The first part of the book is about South America, and in South America there are many quite hopefu developments. For the first time in 500 years, since the Conquistadors, South America is beginning to move towards some degree of independence and integration and at least facing some of its severe internal problems. The colonial structure is extreme in South America, where there is a very narrow concentration of wealth in a mostly Europeanised, sometimes white elite, surrounded by an awful tragedy and some of the worst inequality in the world, in a region that has a lot of resources and a lot of potential. Some steps are being taken to deal with this.
In the US itself there also are changes. Whether they are fast enough to overcome the major problems I don’t know, but just take Israel and Palestine. Not many years ago, if I wanted to give a talk on this I had to have police protection at a university, because the meetings would be broken up violently. I can remember when the police insisted on accompanying me and my wife back to our car after a talk at a university.
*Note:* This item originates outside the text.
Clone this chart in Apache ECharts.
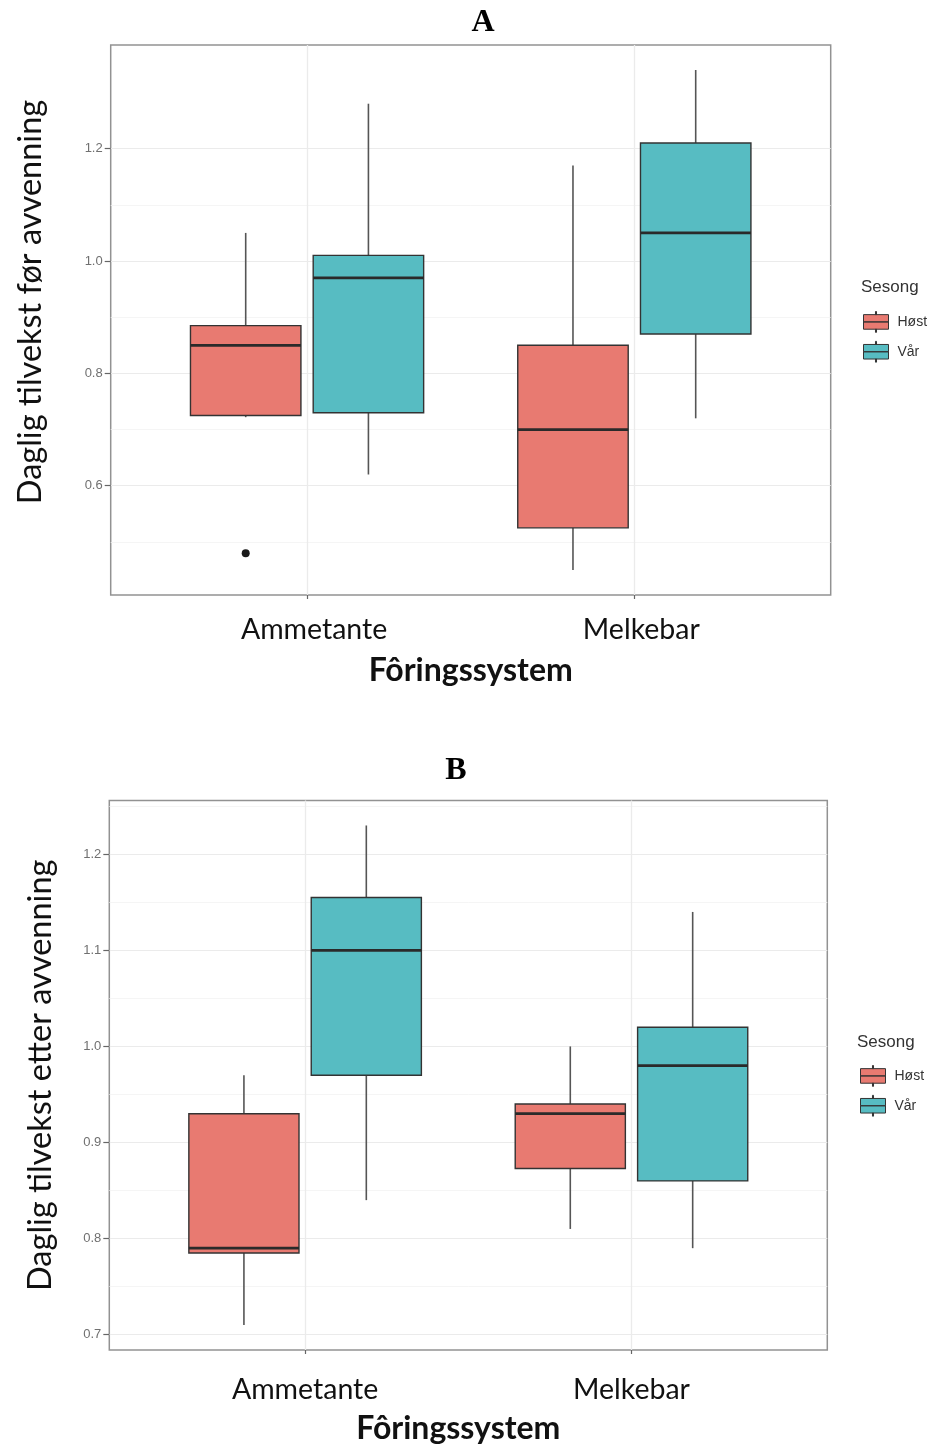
<!DOCTYPE html>
<html><head><meta charset="utf-8">
<script src="https://cdn.jsdelivr.net/npm/echarts@6/dist/echarts.min.js"></script>
<style>html,body{margin:0;padding:0;background:#fff}#c{width:937px;height:1447px}</style>
</head><body><div id="c"></div>
<script>
// ---- data ----
const categories = ['Ammetante', 'Melkebar'];
const seasons = ['Høst', 'Vår'];
// each row: [lower whisker, Q1, median, Q3, upper whisker]
const aHost = [[0.722, 0.725, 0.85, 0.885, 1.05], [0.45, 0.525, 0.70, 0.85, 1.17]];
const aVar  = [[0.62, 0.73, 0.97, 1.01, 1.28], [0.72, 0.87, 1.05, 1.21, 1.34]];
const aHostOutliers = [[0, 0.48]];   // [category index, value]
const bHost = [[0.71, 0.785, 0.79, 0.93, 0.97], [0.81, 0.873, 0.93, 0.94, 1.00]];
const bVar  = [[0.84, 0.97, 1.10, 1.155, 1.23], [0.79, 0.86, 0.98, 1.02, 1.14]];
const aYTicks = [0.6, 0.8, 1.0, 1.2];
const bYTicks = [0.7, 0.8, 0.9, 1.0, 1.1, 1.2];
const aYTitle = 'Daglig tilvekst før avvenning';
const bYTitle = 'Daglig tilvekst etter avvenning';
const xTitle = 'Fôringssystem';
const legendTitle = 'Sesong';

// ---- style ----
const COL = { 'Høst': '#E87A71', 'Vår': '#57BCC2' };
const GRID_COL = '#ebebeb';
const FONT = 'Lato';

function ext(rows, extra) {
  const vals = [];
  rows.forEach(r => r.forEach(v => vals.push(v)));
  (extra || []).forEach(p => vals.push(p[1]));
  const lo = Math.min(...vals), hi = Math.max(...vals), r = hi - lo;
  return [lo - 0.05 * r, hi + 0.05 * r];
}
const aExt = ext(aHost.concat(aVar), aHostOutliers);
const bExt = ext(bHost.concat(bVar), []);

// panel frames (plot area)
const frames = [
  { left: 110.7, top: 45, width: 720, height: 550 },
  { left: 109.3, top: 800.5, width: 718, height: 549.5 }
];
function boxGrid(f) {
  const unit = f.width / 2.2;
  return { left: f.left + 0.1 * unit, top: f.top, width: 2 * unit, height: f.height };
}

function boxRenderer(offset, color) {
  return function (params, api) {
    const cat = api.value(0);
    const band = api.size([1, 0])[0];
    const cx = api.coord([cat, api.value(3)])[0] + offset * band;
    const hw = 0.16875 * band;
    const y = i => api.coord([cat, api.value(i)])[1];
    const yLo = y(1), yQ1 = y(2), yMed = y(3), yQ3 = y(4), yHi = y(5);
    return {
      type: 'group', children: [
        { type: 'line', shape: { x1: cx, y1: yHi, x2: cx, y2: yQ3 }, style: { stroke: '#555', lineWidth: 1.6 } },
        { type: 'line', shape: { x1: cx, y1: yQ1, x2: cx, y2: yLo }, style: { stroke: '#555', lineWidth: 1.6 } },
        { type: 'rect', shape: { x: cx - hw, y: yQ3, width: 2 * hw, height: yQ1 - yQ3 }, style: { fill: color, stroke: '#333', lineWidth: 1.4 } },
        { type: 'line', shape: { x1: cx - hw, y1: yMed, x2: cx + hw, y2: yMed }, style: { stroke: '#2a2a2a', lineWidth: 2.8 } }
      ]
    };
  };
}
function outlierRenderer(offset) {
  return function (params, api) {
    const cat = api.value(0);
    const band = api.size([1, 0])[0];
    const p = api.coord([cat, api.value(1)]);
    return { type: 'circle', shape: { cx: p[0] + offset * band, cy: p[1], r: 4 }, style: { fill: '#1a1a1a' } };
  };
}
const toRows = rows => rows.map((r, i) => [i].concat(r));

function frameY(gi, e, ticks, name, gap, pad) {
  return {
    type: 'value', gridIndex: gi, min: e[0], max: e[1],
    minInterval: ticks[1] - ticks[0], maxInterval: ticks[1] - ticks[0], splitNumber: 5,
    axisLine: { show: false },
    axisTick: { show: true, customValues: ticks, length: 6, lineStyle: { color: '#666', width: 1.2 } },
    axisLabel: { customValues: ticks, formatter: v => v.toFixed(1), color: '#707070', fontSize: 13, fontFamily: 'Liberation Sans', margin: 8 },
    splitLine: { show: true, lineStyle: { color: GRID_COL, width: 1.2 } },
    minorTick: { show: false, splitNumber: 2 },
    minorSplitLine: { show: true, lineStyle: { color: '#f3f3f3', width: 0.8 } },
    name: name, nameLocation: 'middle', nameGap: gap, nameRotate: 90,
    nameTextStyle: { fontFamily: FONT, fontSize: 32.5, color: '#111', padding: pad }
  };
}
function boxX(gi, margin, gap, labelPad, namePad) {
  return {
    type: 'category', gridIndex: gi, data: categories,
    axisLine: { show: false },
    axisTick: { show: true, alignWithLabel: true, length: 4, lineStyle: { color: '#666', width: 1.2 } },
    axisLabel: { fontFamily: FONT, fontSize: 28.5, color: '#111', margin: margin, padding: labelPad },
    splitLine: { show: false },
    name: xTitle, nameLocation: 'middle', nameGap: gap,
    nameTextStyle: { fontFamily: FONT, fontWeight: 'bold', fontSize: 32, color: '#111', padding: namePad }
  };
}
function vLines() {
  return {
    silent: true, symbol: ['none', 'none'], label: { show: false }, animation: false,
    lineStyle: { color: GRID_COL, width: 1.3, type: 'solid' },
    data: categories.map(c => ({ xAxis: c }))
  };
}
const legendIcon = 'path://M11.5 0h1v3h-1z M0 3h24v7h-24z M0 10h24v7h-24z M11.5 17h1v3h-1z';
function legend(left, top) {
  return {
    orient: 'vertical', left: left, top: top, icon: legendIcon, itemWidth: 25, itemHeight: 21, itemGap: 8,
    selectedMode: false,
    textStyle: { fontFamily: 'Liberation Sans', fontSize: 14, color: '#333', padding: [0, 0, 0, 4] },
    data: seasons.map(s => ({ name: s, itemStyle: { color: COL[s], borderColor: '#333', borderWidth: 1 } }))
  };
}

const chart = echarts.init(document.getElementById('c'), null, { renderer: 'canvas' });
const gA = boxGrid(frames[0]), gB = boxGrid(frames[1]);
chart.setOption({
  animation: false,
  backgroundColor: '#fff',
  grid: [
    Object.assign({ show: true, borderColor: '#929292', borderWidth: 1.5, backgroundColor: '#fff' }, frames[0]),
    gA,
    Object.assign({ show: true, borderColor: '#929292', borderWidth: 1.5, backgroundColor: '#fff' }, frames[1]),
    gB
  ],
  xAxis: [
    { type: 'value', gridIndex: 0, min: 0, max: 1, show: false },
    boxX(1, 20, 60, [0, 0, 0, 14], [0, 0, 0, 0]),
    { type: 'value', gridIndex: 2, min: 0, max: 1, show: false },
    boxX(3, 25, 63, [0, 0, 0, 0], [0, 20, 0, 0])
  ],
  yAxis: [
    frameY(0, aExt, aYTicks, aYTitle, 64, [0, 0, 0, 36]),
    { type: 'value', gridIndex: 1, min: aExt[0], max: aExt[1], show: false },
    frameY(2, bExt, bYTicks, bYTitle, 52, [0, 0, 0, 0]),
    { type: 'value', gridIndex: 3, min: bExt[0], max: bExt[1], show: false }
  ],
  legend: [legend(858, 306), legend(855, 1060)],
  graphic: [
    { type: 'text', x: 483, y: 23, style: { text: 'A', textAlign: 'center', textVerticalAlign: 'middle', font: 'bold 32px "Liberation Serif"', fill: '#000' } },
    { type: 'text', x: 456, y: 771, style: { text: 'B', textAlign: 'center', textVerticalAlign: 'middle', font: 'bold 32px "Liberation Serif"', fill: '#000' } },
    { type: 'text', x: 861, y: 287, style: { text: legendTitle, textAlign: 'left', textVerticalAlign: 'middle', font: '17px "Liberation Sans"', fill: '#333' } },
    { type: 'text', x: 857, y: 1042, style: { text: legendTitle, textAlign: 'left', textVerticalAlign: 'middle', font: '17px "Liberation Sans"', fill: '#333' } }
  ],
  series: [
    { type: 'custom', name: 'Høst', xAxisIndex: 1, yAxisIndex: 1, renderItem: boxRenderer(-0.1875, COL['Høst']),
      data: toRows(aHost), encode: { x: 0, y: [1, 2, 3, 4, 5] }, itemStyle: { color: COL['Høst'] }, markLine: vLines() },
    { type: 'custom', name: 'Vår', xAxisIndex: 1, yAxisIndex: 1, renderItem: boxRenderer(0.1875, COL['Vår']),
      data: toRows(aVar), encode: { x: 0, y: [1, 2, 3, 4, 5] }, itemStyle: { color: COL['Vår'] } },
    { type: 'custom', name: 'Høst', xAxisIndex: 1, yAxisIndex: 1, renderItem: outlierRenderer(-0.1875),
      data: aHostOutliers, encode: { x: 0, y: 1 }, itemStyle: { color: COL['Høst'] } },
    { type: 'custom', name: 'Høst', xAxisIndex: 3, yAxisIndex: 3, renderItem: boxRenderer(-0.1875, COL['Høst']),
      data: toRows(bHost), encode: { x: 0, y: [1, 2, 3, 4, 5] }, itemStyle: { color: COL['Høst'] }, markLine: vLines() },
    { type: 'custom', name: 'Vår', xAxisIndex: 3, yAxisIndex: 3, renderItem: boxRenderer(0.1875, COL['Vår']),
      data: toRows(bVar), encode: { x: 0, y: [1, 2, 3, 4, 5] }, itemStyle: { color: COL['Vår'] } }
  ]
});
</script></body></html>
That’s not completely changed, but it’s been changing over the years, and it changed radically after Gaza. Now there are enthusiastic audiences, very much engaged, very involved, very much wanting to do things.
It hasn’t affected the media, and it hasn’t affected the political class, or the intellectuals, but it’s changing around the country, and sooner or later those things do have effects. In a way it was diverted by the Obama phenomenon, because that did bring about a lot of expectations and it diverted a lot of activism. But now disillusionment has set in. If the changes continue to develop, they can eventually bring about significant change, as they did in the case of South Africa.